Ogden Nash

The People Upstairs - Analysis

A Compliment That Means the Opposite

Ogden Nash’s poem builds a joke out of a familiar irritation: noisy neighbors. Its central move is to describe ordinary upstairs disturbances as if they were a nonstop circus, so that the speaker can sound playful while delivering a clear verdict. The opening line, The people upstairs all practise ballet, pretends to admire refinement, but it immediately translates that refinement into thudding feet. From there, each room in the upstairs apartment becomes an engine of disruption, and the speaker’s comedy becomes a socially acceptable way to say: I can’t stand them.

An Apartment That Turns Into a Theme Park

The poem’s funniest evidence is how it reimagines private domestic spaces as public, chaotic venues. Their living room is a bowling alley, their bedroom is full of conducted tours, and even their radio competes with yours. The exaggeration keeps escalating, but it also reveals the speaker’s feeling that nothing upstairs is contained. What should be sealed off by floorboards and manners keeps spilling downward—literally, in the line When they take a shower, your ceilings leak. Sound becomes impact; impact becomes water damage. Annoyance becomes invasion.

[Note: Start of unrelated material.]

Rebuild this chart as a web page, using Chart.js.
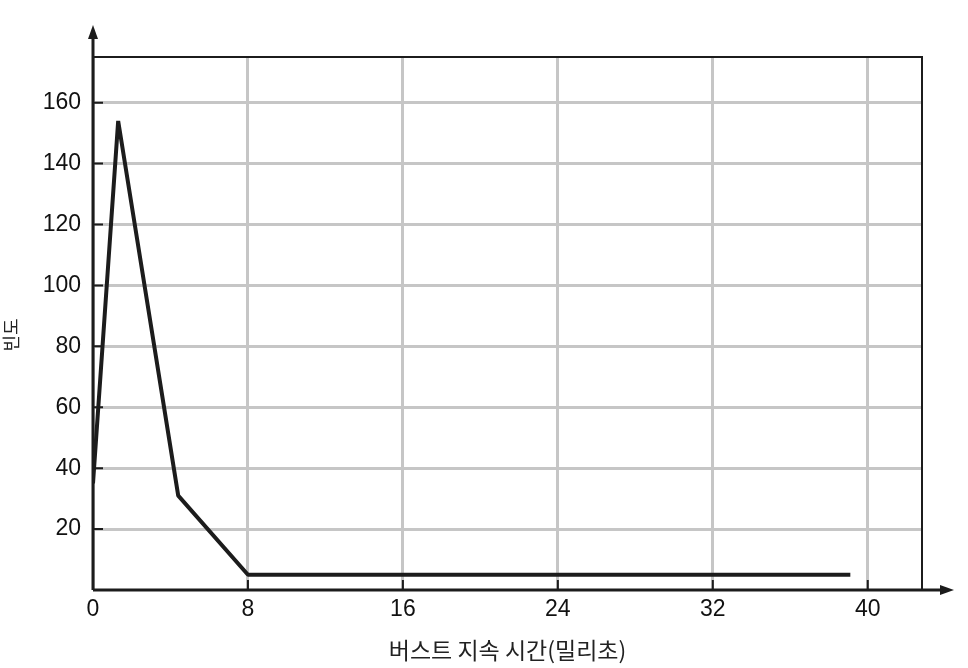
<!DOCTYPE html>
<html>
<head>
<meta charset="utf-8">
<script src="https://cdn.jsdelivr.net/npm/chart.js@4/dist/chart.umd.min.js"></script>
<style>
  body { margin: 0; background: #fff; }
  #wrap { width: 968px; height: 668px; }
</style>
</head>
<body>
<div id="wrap"><canvas id="burst" width="968" height="668"></canvas></div>
<script>
// burst duration (ms) vs. frequency
const burstMs = [0, 1.3, 4.4, 8, 39.1];
const frequency = [35, 154, 31, 5, 5];
const xTicks = [0, 8, 16, 24, 32, 40];
const yTicks = [20, 40, 60, 80, 100, 120, 140, 160];
const xTitle = '버스트 지속 시간(밀리초)';
const yTitle = '빈도';

const ink = '#1c1c1c';
const gridGray = '#c6c6c6';
const numFont = { family: '"Liberation Sans", Arial, sans-serif', size: 23, lineHeight: 1.2 };
const krFont = '"Noto Sans CJK KR", "Noto Sans", sans-serif';

// frame, axes with arrows, inner tick marks, y title
const frame = {
  id: 'frame',
  beforeDatasetsDraw(chart) {
    const { ctx, chartArea: a } = chart;
    ctx.save();
    ctx.strokeStyle = ink;
    ctx.lineWidth = 2;
    ctx.beginPath();
    ctx.moveTo(a.left, a.top);
    ctx.lineTo(a.right, a.top);
    ctx.lineTo(a.right, a.bottom);
    ctx.stroke();
    ctx.restore();
  },
  afterDraw(chart) {
    const { ctx, chartArea: a, scales } = chart;
    ctx.save();
    ctx.strokeStyle = ink;
    ctx.fillStyle = ink;
    ctx.lineWidth = 3;
    ctx.beginPath();
    ctx.moveTo(a.left, a.bottom);
    ctx.lineTo(a.right + 26, a.bottom);
    ctx.moveTo(a.left, a.bottom);
    ctx.lineTo(a.left, a.top - 26);
    ctx.stroke();
    // arrow heads
    ctx.beginPath();
    ctx.moveTo(a.right + 32, a.bottom);
    ctx.lineTo(a.right + 18, a.bottom - 5);
    ctx.lineTo(a.right + 18, a.bottom + 5);
    ctx.closePath();
    ctx.fill();
    ctx.beginPath();
    ctx.moveTo(a.left, a.top - 32);
    ctx.lineTo(a.left - 5, a.top - 18);
    ctx.lineTo(a.left + 5, a.top - 18);
    ctx.closePath();
    ctx.fill();
    // short tick marks inside the axes
    ctx.lineWidth = 2;
    ctx.beginPath();
    yTicks.forEach(v => {
      const y = scales.y.getPixelForValue(v);
      ctx.moveTo(a.left, y);
      ctx.lineTo(a.left + 10, y);
    });
    xTicks.slice(1).forEach(v => {
      const x = scales.x.getPixelForValue(v);
      ctx.moveTo(x, a.bottom);
      ctx.lineTo(x, a.bottom - 10);
    });
    ctx.stroke();
    // rotated y title
    ctx.translate(11, 335);
    ctx.rotate(-Math.PI / 2);
    ctx.font = '18px ' + krFont;
    ctx.textAlign = 'center';
    ctx.textBaseline = 'middle';
    ctx.fillStyle = '#222';
    ctx.fillText(yTitle, 0, 0);
    ctx.restore();
  }
};

new Chart(document.getElementById('burst'), {
  type: 'line',
  data: {
    datasets: [{
      data: burstMs.map((x, i) => ({ x, y: frequency[i] })),
      borderColor: ink,
      borderWidth: 4,
      pointRadius: 0,
      tension: 0,
      borderJoinStyle: 'bevel',
      fill: false,
    }],
  },
  options: {
    responsive: false,
    animation: false,
    layout: { padding: { top: 57, right: 46, left: 0, bottom: 0 } },
    plugins: { legend: { display: false }, tooltip: { enabled: false } },
    scales: {
      x: {
        type: 'linear', min: 0, max: 42.8,
        afterBuildTicks: s => { s.ticks = xTicks.map(v => ({ value: v })); },
        afterFit: s => { s.height = 78; },
        grid: { color: gridGray, lineWidth: 3, drawTicks: false },
        border: { display: false },
        ticks: { color: '#111', font: numFont, padding: 6, maxRotation: 0 },
        title: { display: true, text: xTitle, color: '#222', font: { family: krFont, size: 23, lineHeight: 1.2 }, padding: { top: 0, bottom: 4 } },
      },
      y: {
        type: 'linear', min: 0, max: 175,
        afterBuildTicks: s => { s.ticks = yTicks.map(v => ({ value: v })); },
        afterFit: s => { s.width = 93; },
        grid: { color: gridGray, lineWidth: 3, drawTicks: false },
        border: { display: false },
        ticks: { color: '#111', font: numFont, padding: 12 },
      },
    },
  },
  plugins: [frame],
});
</script>
</body>
</html>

Weekend Forever, Privacy Never

Nash turns the neighbors into people who refuse the basic agreement of apartment living: that other people exist. They celebrate week-ends all the week, as if time itself is their party favor. And the attempts to get their parties to mix by handing out Pogo sticks suggests a kind of cheerful irresponsibility—their idea of sociability is something that makes more noise. The final flourish, bathroom on roller skates, is absurd on purpose: even the most private, supposedly quiet routine becomes a performance with wheels.

The Turn: Love, with a Condition Attached

The last two lines pivot from spectacle to plain-speaking. I might love them, the speaker claims, but only if only they lived somewhere else. That conditional might is the poem’s key tension: the speaker wants to appear generous, even affectionate, while admitting that proximity makes affection impossible. The poem ends on a neat contradiction—love offered at a distance—suggesting that what the speaker really wants is not reconciliation but separation, packaged as politeness.

A Sharp Question the Poem Leaves Behind

If the neighbors are described as this cartoonishly loud—ballet, bowling, Pogo sticks—how much of the noise is theirs, and how much is the speaker’s own magnifying anger? The poem’s hyperbole is a coping strategy, but it also hints that irritation can turn other people into characters: not just inconsiderate neighbors, but an entire traveling show that never goes home.